What does a vacant lot in Cleveland have in common with desert in southern Arizona? Or a farm field in the upper Midwest with a river in urban China? All of these different lands support human lives and livelihoods in often unseen ways. They provide important "ecosystem services" by filtering pollutants from our drinking water, creating habitat for wildlife or enriching our lives with aesthetic beauty and recreational opportunities.
Ecosystem services was a major theme at last week's U.S. Society for Ecological Economics conference at Michigan State University. The conference topic of "Building a Green Economy" emphasized the need to fully recognize environmental constraints to economic activity. Valuing ecosystem services that we otherwise take for granted is a critical part of making our economy greener and more sustainable.
Conference attendees discussed a number of emerging efforts to build a green economy by accounting for undervalued ecosystem services. For example, federal agencies like the U.S. Forest Service and the Bureau of Land Management are working to enhance the ecosystem services provided by public lands. These agencies, and their state and county level counterparts, often have mandates to manage for multiple uses and need better information about how public lands contribute to the common good. Also, quantifying and valuing ecosystem services on public lands can help create new funding mechanisms to support conservation and land management. For example, the city of Denver is helping fund a $32 million venture with the USFS to protect forested lands that drain into the city's water supply.

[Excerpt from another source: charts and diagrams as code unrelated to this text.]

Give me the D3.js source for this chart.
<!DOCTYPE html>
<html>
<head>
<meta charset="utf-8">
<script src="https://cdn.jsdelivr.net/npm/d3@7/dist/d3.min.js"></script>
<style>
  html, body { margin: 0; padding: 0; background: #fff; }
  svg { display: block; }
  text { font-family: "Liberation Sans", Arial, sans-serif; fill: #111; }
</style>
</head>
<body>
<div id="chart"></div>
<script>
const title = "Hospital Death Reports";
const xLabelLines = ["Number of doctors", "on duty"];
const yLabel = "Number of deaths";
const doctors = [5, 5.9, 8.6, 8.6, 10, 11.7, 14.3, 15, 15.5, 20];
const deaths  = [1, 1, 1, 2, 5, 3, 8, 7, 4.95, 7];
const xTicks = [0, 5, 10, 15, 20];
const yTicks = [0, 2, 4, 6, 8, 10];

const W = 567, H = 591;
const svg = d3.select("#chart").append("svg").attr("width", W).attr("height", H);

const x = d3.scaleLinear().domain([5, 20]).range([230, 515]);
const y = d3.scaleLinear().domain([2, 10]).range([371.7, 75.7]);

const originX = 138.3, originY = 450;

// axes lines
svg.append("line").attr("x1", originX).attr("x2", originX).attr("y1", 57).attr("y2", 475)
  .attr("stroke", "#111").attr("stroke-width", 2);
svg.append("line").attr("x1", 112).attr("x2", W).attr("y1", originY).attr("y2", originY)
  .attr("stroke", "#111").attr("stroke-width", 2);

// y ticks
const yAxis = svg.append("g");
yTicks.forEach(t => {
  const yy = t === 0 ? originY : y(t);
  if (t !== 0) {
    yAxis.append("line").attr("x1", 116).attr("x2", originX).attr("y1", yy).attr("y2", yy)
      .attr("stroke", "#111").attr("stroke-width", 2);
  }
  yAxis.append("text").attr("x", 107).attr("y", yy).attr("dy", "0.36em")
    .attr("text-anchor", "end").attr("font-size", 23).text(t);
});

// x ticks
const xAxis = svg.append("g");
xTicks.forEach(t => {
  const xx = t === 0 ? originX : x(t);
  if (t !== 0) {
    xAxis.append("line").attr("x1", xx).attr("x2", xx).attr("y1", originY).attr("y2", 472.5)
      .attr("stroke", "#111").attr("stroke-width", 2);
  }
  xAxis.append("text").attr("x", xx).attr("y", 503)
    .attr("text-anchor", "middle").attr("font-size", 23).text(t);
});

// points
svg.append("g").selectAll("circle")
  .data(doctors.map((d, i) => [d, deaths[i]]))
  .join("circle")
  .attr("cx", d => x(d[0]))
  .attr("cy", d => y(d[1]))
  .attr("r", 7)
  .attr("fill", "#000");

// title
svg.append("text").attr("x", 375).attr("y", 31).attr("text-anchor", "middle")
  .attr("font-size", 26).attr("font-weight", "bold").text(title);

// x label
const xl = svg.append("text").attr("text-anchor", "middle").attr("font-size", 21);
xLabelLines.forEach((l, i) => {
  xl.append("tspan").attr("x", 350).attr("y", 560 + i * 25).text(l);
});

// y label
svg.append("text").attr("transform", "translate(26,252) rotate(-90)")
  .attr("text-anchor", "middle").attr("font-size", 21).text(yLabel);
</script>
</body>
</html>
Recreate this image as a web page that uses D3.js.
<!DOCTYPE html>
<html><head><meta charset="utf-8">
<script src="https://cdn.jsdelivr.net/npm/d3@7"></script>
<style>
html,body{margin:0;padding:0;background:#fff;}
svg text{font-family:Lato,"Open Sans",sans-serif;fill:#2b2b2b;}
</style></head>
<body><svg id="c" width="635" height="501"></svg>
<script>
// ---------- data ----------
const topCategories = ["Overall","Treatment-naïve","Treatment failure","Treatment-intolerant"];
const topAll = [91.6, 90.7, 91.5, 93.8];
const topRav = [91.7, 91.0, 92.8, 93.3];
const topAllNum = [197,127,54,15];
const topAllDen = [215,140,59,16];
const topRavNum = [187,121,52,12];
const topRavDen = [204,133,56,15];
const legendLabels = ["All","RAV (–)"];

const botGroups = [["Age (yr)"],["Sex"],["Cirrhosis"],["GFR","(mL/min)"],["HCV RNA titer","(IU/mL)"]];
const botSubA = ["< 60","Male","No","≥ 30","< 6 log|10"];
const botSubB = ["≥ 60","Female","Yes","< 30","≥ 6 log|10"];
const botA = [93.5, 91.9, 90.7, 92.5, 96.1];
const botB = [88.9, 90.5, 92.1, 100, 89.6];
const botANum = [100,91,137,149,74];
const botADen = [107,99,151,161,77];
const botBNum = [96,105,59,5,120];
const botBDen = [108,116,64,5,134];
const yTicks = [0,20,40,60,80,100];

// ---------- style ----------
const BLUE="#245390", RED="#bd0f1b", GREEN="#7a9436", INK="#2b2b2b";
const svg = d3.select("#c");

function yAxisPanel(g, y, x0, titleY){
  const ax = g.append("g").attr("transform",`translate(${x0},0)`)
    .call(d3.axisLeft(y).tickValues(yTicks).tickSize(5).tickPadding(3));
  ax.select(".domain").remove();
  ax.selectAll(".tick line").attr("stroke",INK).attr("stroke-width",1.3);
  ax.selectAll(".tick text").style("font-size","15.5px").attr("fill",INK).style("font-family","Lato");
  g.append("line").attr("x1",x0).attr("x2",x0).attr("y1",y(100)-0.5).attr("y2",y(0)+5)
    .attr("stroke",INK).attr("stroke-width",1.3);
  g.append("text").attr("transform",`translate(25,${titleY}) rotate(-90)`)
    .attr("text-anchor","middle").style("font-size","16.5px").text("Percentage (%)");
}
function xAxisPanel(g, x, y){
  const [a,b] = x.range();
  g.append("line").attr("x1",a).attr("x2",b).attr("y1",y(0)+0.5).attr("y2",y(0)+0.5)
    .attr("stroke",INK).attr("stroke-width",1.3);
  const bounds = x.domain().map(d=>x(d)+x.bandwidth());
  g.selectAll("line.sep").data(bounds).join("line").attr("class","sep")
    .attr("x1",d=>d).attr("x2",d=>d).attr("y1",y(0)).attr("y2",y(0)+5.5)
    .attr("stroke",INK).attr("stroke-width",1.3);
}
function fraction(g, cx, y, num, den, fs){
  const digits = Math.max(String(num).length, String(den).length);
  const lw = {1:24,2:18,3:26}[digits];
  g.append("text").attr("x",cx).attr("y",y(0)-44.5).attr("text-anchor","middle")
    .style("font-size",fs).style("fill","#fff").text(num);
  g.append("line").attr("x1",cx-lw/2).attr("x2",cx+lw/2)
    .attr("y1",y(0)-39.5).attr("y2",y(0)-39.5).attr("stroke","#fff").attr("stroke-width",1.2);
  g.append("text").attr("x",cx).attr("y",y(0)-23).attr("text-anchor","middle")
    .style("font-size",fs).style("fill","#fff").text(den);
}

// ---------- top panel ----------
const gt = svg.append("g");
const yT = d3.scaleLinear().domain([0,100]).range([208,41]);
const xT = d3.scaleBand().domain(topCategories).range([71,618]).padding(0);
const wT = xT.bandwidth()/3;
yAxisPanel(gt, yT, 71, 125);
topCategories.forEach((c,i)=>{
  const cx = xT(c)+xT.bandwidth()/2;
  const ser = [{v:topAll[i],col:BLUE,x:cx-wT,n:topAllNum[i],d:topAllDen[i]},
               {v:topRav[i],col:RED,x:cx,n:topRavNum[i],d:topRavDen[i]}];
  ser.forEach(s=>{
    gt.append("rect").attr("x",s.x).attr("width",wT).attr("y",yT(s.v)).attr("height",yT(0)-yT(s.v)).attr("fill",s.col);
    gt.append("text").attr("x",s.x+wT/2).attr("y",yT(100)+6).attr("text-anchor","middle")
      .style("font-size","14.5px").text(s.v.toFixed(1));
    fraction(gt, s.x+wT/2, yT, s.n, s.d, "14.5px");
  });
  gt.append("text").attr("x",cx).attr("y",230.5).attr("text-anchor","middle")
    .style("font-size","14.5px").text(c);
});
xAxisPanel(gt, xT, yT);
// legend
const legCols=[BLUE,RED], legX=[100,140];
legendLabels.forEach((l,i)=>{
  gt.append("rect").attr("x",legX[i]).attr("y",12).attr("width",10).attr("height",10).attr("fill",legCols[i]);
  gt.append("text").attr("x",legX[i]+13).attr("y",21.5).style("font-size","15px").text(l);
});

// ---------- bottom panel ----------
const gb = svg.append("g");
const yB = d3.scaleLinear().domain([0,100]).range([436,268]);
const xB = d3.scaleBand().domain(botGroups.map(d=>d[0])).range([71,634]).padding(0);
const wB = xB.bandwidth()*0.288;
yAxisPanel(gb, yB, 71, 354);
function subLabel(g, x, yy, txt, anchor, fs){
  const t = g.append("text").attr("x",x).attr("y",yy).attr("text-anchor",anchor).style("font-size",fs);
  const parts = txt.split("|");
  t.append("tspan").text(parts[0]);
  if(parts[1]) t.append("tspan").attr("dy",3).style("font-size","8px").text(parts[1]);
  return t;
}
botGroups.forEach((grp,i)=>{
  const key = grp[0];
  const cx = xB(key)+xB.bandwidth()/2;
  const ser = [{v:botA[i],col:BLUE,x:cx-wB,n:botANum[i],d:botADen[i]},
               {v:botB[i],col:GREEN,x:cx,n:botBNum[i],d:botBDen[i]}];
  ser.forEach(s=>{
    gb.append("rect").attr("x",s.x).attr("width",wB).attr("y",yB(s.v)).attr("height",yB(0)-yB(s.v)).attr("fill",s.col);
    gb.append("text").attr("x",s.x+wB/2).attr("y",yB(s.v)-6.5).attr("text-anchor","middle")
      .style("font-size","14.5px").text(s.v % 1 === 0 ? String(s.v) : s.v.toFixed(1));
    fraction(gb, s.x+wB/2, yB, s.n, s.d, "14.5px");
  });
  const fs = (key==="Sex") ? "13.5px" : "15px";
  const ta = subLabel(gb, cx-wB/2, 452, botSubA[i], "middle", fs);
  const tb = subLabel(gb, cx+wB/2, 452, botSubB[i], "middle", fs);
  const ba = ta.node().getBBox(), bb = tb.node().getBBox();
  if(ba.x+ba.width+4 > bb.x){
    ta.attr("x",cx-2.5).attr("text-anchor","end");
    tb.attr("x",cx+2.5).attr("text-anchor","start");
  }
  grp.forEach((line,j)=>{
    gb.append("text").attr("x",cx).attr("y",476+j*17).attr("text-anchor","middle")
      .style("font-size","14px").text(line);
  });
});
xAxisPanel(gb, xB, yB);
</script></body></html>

Conference presentations also touched on how ecosystem services can improve management on private lands, which is important because most land in the U.S. is privately held, and much intensive land use takes place on private lands.
In particular, agriculture occupies nearly half of the land area of the lower 48 states, and agricultural practices can have large-scale environmental impacts. If ecosystem services were included in the agricultural equation, incentives for land management could change and farmers could get rewarded for practices that reduce erosion, improve water quality or enhance habitat for wildlife.
This already happens to some extent through the conservation programs of the U.S. Farm Bill. But research suggests that our agricultural landscapes and our farm policies could do even better. For example, an analysis colleagues and I presented at the conference shows that small, targeted reductions in agricultural area could generate improved water quality and increased carbon sequestration potentially more valuable than revenue lost from reduced cropping.
Despite huge uncertainty about the provision and value of ecosystem services, research suggests that agricultural lands could do more to support our well-being. Including often overlooked ecosystem services in the ledger could inform new payment mechanisms that reward farmers for producing not just crops but a full suite of agricultural ecosystem services. And better information about ecosystem services could also help improve policies like the U.S. Farm Bill, so that our scarce public dollars encourage agricultural practices that support the public good.